▶ _EXERCISE_: Your task is to repeat the lines below exactly, excluding any pictures they contain.

· · · · · · ·

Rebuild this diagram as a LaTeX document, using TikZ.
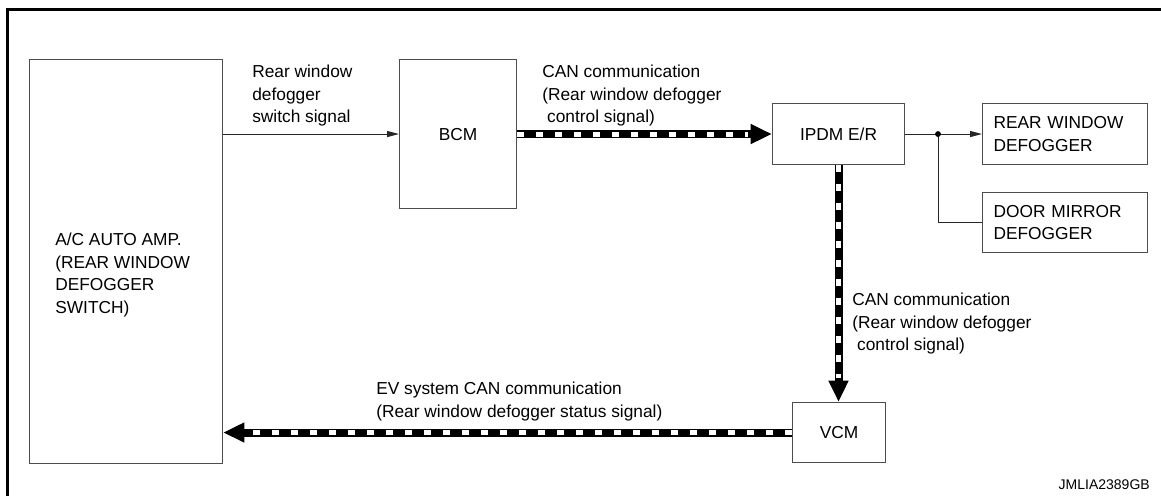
\documentclass[tikz,border=0pt]{standalone}
\usepackage{fontspec}
\setmainfont{Liberation Sans}
\usetikzlibrary{arrows.meta}

\tikzset{
  box/.style={draw=black!70, line width=0.8pt, inner sep=0pt},
  lbl/.style={anchor=north west, inner sep=0pt, align=left},
  wire/.style={draw=black!85, line width=0.75pt},
  sig/.style={wire, -{Triangle[length=9pt,width=4.5pt]}},
  can/.style={line width=6pt, -{Triangle[length=16pt,width=14pt]},
    postaction={draw=white, line width=3.75pt, -, dash pattern=on 5.25pt off 9pt, shorten >=18pt}},
}

\begin{document}
\begin{tikzpicture}[x=0.75pt, y=-0.75pt, font=\fontsize{13}{16.9}\selectfont]
\useasboundingbox (0,0) rectangle (1161,496);
\draw[line width=2.4pt] (7.5,500) -- (7.5,9.5) -- (1165,9.5);

\node[box, anchor=north west, minimum width=144.75pt, minimum height=303pt] (acamp) at (29,59) {};
\node[lbl] (actext) at (55,233) {A/C AUTO AMP.\\(REAR WINDOW\\DEFOGGER\\SWITCH)};
\node[box, anchor=north west, minimum width=87.75pt, minimum height=111.75pt] (bcm) at (399,59) {BCM};
\node[box, anchor=north west, minimum width=99pt, minimum height=45.75pt] (ipdm) at (772,103) {IPDM E/R};
\node[box, anchor=north west, minimum height=45.75pt, text width=107.25pt, inner xsep=8.25pt, align=left] (rwdef) at (982,103) {REAR WINDOW\\DEFOGGER};
\node[box, anchor=north west, minimum height=45pt, text width=107.25pt, inner xsep=8.25pt, align=left] (dmdef) at (982,192) {DOOR MIRROR\\DEFOGGER};
\node[box, anchor=north west, minimum width=69.75pt, minimum height=45pt] (vcm) at (792,402) {VCM};

\draw[sig] (bcm.west -| acamp.east) -- (bcm.west);
\draw[can] (bcm.east) -- (ipdm.west);
\coordinate (jx) at (938,0);
\coordinate (jn) at (ipdm.east -| jx);
\draw[wire] (ipdm.east) -- (jn);
\draw[sig] (jn) -- (rwdef.west);
\draw[wire] (jn) |- (dmdef.west);
\fill (jn) circle (2.2pt);
\draw[can] (ipdm.south) -- (ipdm.south |- vcm.north);
\draw[can] (vcm.west) -- (vcm.west -| acamp.east);

\node[lbl] (sigtxt) at (252,65) {Rear window\\defogger\\switch signal};
\node[lbl] (cantop) at (542,65) {CAN communication\\(Rear window defogger\\\ control signal)};
\node[lbl] (canmid) at (852,293) {CAN communication\\(Rear window defogger\\\ control signal)};
\node[lbl] (evtxt) at (376,382) {EV system CAN communication\\(Rear window defogger status signal)};
\node[anchor=base east, inner sep=0pt, font=\fontsize{10.5}{12}\selectfont] (code) at (1150,489) {JMLIA2389GB};
\end{tikzpicture}
\end{document}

· · · · · · ·

▶ _CORRECT RESULT_:
Rebuild this diagram as a LaTeX document, using TikZ.
\documentclass[tikz,border=0pt]{standalone}
\usepackage{fontspec}
\setmainfont{Liberation Sans}
\usetikzlibrary{arrows.meta}

\tikzset{
  box/.style={draw=black!70, line width=0.8pt, inner sep=0pt},
  lbl/.style={anchor=north west, inner sep=0pt, align=left},
  wire/.style={draw=black!85, line width=0.75pt},
  sig/.style={wire, -{Triangle[length=9pt,width=4.5pt]}},
  can/.style={line width=6pt, -{Triangle[length=16pt,width=14pt]},
    postaction={draw=white, line width=3.75pt, -, dash pattern=on 5.25pt off 9pt, shorten >=18pt}},
}

\begin{document}
\begin{tikzpicture}[x=0.75pt, y=-0.75pt, font=\fontsize{13}{16.9}\selectfont]
\useasboundingbox (0,0) rectangle (1161,496);
\draw[line width=2.4pt] (7.5,500) -- (7.5,9.5) -- (1165,9.5);

\node[box, anchor=north west, minimum width=144.75pt, minimum height=303pt] (acamp) at (29,59) {};
\node[lbl] (actext) at (55,233) {A/C AUTO AMP.\\(REAR WINDOW\\DEFOGGER\\SWITCH)};
\node[box, anchor=north west, minimum width=87.75pt, minimum height=111.75pt] (bcm) at (399,59) {BCM};
\node[box, anchor=north west, minimum width=99pt, minimum height=45.75pt] (ipdm) at (772,103) {IPDM E/R};
\node[box, anchor=north west, minimum height=45.75pt, text width=107.25pt, inner xsep=8.25pt, align=left] (rwdef) at (982,103) {REAR WINDOW\\DEFOGGER};
\node[box, anchor=north west, minimum height=45pt, text width=107.25pt, inner xsep=8.25pt, align=left] (dmdef) at (982,192) {DOOR MIRROR\\DEFOGGER};
\node[box, anchor=north west, minimum width=69.75pt, minimum height=45pt] (vcm) at (792,402) {VCM};

\draw[sig] (bcm.west -| acamp.east) -- (bcm.west);
\draw[can] (bcm.east) -- (ipdm.west);
\coordinate (jx) at (938,0);
\coordinate (jn) at (ipdm.east -| jx);
\draw[wire] (ipdm.east) -- (jn);
\draw[sig] (jn) -- (rwdef.west);
\draw[wire] (jn) |- (dmdef.west);
\fill (jn) circle (2.2pt);
\draw[can] (ipdm.south) -- (ipdm.south |- vcm.north);
\draw[can] (vcm.west) -- (vcm.west -| acamp.east);

\node[lbl] (sigtxt) at (252,65) {Rear window\\defogger\\switch signal};
\node[lbl] (cantop) at (542,65) {CAN communication\\(Rear window defogger\\\ control signal)};
\node[lbl] (canmid) at (852,293) {CAN communication\\(Rear window defogger\\\ control signal)};
\node[lbl] (evtxt) at (376,382) {EV system CAN communication\\(Rear window defogger status signal)};
\node[anchor=base east, inner sep=0pt, font=\fontsize{10.5}{12}\selectfont] (code) at (1150,489) {JMLIA2389GB};
\end{tikzpicture}
\end{document}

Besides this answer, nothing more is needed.